Given problem →
Leave out the pictures and copy everything else below exactly.

Material →
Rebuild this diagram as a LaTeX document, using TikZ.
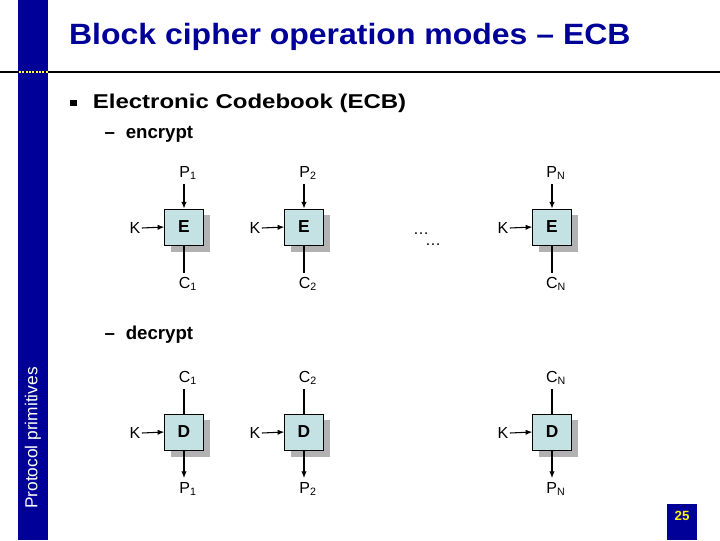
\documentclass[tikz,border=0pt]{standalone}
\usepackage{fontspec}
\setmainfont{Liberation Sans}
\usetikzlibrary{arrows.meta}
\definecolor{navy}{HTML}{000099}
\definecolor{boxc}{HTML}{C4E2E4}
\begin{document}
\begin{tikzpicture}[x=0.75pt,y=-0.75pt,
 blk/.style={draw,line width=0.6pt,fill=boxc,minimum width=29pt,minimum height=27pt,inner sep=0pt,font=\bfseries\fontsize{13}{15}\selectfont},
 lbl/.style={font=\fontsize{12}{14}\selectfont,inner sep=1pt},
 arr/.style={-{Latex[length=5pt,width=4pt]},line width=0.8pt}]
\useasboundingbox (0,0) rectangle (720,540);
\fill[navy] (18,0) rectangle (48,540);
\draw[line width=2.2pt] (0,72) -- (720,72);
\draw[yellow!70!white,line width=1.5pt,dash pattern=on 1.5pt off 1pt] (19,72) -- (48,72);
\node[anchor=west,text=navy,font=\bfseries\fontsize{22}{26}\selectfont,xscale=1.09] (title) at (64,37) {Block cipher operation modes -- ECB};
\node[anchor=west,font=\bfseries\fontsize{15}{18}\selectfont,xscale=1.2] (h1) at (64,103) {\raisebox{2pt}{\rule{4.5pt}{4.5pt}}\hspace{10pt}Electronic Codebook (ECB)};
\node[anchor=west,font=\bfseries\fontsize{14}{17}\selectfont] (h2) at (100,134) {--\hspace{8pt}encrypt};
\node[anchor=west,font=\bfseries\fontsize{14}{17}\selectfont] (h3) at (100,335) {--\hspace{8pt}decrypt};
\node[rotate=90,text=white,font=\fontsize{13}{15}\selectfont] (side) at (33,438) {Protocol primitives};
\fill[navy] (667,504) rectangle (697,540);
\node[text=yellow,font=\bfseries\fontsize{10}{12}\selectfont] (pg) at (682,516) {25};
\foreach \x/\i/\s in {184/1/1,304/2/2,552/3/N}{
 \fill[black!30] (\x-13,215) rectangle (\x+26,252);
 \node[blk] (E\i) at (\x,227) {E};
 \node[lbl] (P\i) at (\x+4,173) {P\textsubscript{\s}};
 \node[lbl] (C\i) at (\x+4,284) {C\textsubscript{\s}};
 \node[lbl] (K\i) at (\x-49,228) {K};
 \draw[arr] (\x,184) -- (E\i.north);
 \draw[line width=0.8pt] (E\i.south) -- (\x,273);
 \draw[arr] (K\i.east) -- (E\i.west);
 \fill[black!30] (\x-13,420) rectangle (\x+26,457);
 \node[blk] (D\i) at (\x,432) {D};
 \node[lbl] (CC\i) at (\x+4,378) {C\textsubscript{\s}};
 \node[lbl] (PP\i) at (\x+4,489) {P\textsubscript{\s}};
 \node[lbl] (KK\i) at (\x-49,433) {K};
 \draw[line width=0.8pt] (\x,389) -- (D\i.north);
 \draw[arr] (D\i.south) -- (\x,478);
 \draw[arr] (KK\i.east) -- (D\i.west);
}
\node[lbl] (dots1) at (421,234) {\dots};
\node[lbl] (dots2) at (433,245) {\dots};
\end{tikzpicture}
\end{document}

Worked answer →
Rebuild this diagram as a LaTeX document, using TikZ.
\documentclass[tikz,border=0pt]{standalone}
\usepackage{fontspec}
\setmainfont{Liberation Sans}
\usetikzlibrary{arrows.meta}
\definecolor{navy}{HTML}{000099}
\definecolor{boxc}{HTML}{C4E2E4}
\begin{document}
\begin{tikzpicture}[x=0.75pt,y=-0.75pt,
 blk/.style={draw,line width=0.6pt,fill=boxc,minimum width=29pt,minimum height=27pt,inner sep=0pt,font=\bfseries\fontsize{13}{15}\selectfont},
 lbl/.style={font=\fontsize{12}{14}\selectfont,inner sep=1pt},
 arr/.style={-{Latex[length=5pt,width=4pt]},line width=0.8pt}]
\useasboundingbox (0,0) rectangle (720,540);
\fill[navy] (18,0) rectangle (48,540);
\draw[line width=2.2pt] (0,72) -- (720,72);
\draw[yellow!70!white,line width=1.5pt,dash pattern=on 1.5pt off 1pt] (19,72) -- (48,72);
\node[anchor=west,text=navy,font=\bfseries\fontsize{22}{26}\selectfont,xscale=1.09] (title) at (64,37) {Block cipher operation modes -- ECB};
\node[anchor=west,font=\bfseries\fontsize{15}{18}\selectfont,xscale=1.2] (h1) at (64,103) {\raisebox{2pt}{\rule{4.5pt}{4.5pt}}\hspace{10pt}Electronic Codebook (ECB)};
\node[anchor=west,font=\bfseries\fontsize{14}{17}\selectfont] (h2) at (100,134) {--\hspace{8pt}encrypt};
\node[anchor=west,font=\bfseries\fontsize{14}{17}\selectfont] (h3) at (100,335) {--\hspace{8pt}decrypt};
\node[rotate=90,text=white,font=\fontsize{13}{15}\selectfont] (side) at (33,438) {Protocol primitives};
\fill[navy] (667,504) rectangle (697,540);
\node[text=yellow,font=\bfseries\fontsize{10}{12}\selectfont] (pg) at (682,516) {25};
\foreach \x/\i/\s in {184/1/1,304/2/2,552/3/N}{
 \fill[black!30] (\x-13,215) rectangle (\x+26,252);
 \node[blk] (E\i) at (\x,227) {E};
 \node[lbl] (P\i) at (\x+4,173) {P\textsubscript{\s}};
 \node[lbl] (C\i) at (\x+4,284) {C\textsubscript{\s}};
 \node[lbl] (K\i) at (\x-49,228) {K};
 \draw[arr] (\x,184) -- (E\i.north);
 \draw[line width=0.8pt] (E\i.south) -- (\x,273);
 \draw[arr] (K\i.east) -- (E\i.west);
 \fill[black!30] (\x-13,420) rectangle (\x+26,457);
 \node[blk] (D\i) at (\x,432) {D};
 \node[lbl] (CC\i) at (\x+4,378) {C\textsubscript{\s}};
 \node[lbl] (PP\i) at (\x+4,489) {P\textsubscript{\s}};
 \node[lbl] (KK\i) at (\x-49,433) {K};
 \draw[line width=0.8pt] (\x,389) -- (D\i.north);
 \draw[arr] (D\i.south) -- (\x,478);
 \draw[arr] (KK\i.east) -- (D\i.west);
}
\node[lbl] (dots1) at (421,234) {\dots};
\node[lbl] (dots2) at (433,245) {\dots};
\end{tikzpicture}
\end{document}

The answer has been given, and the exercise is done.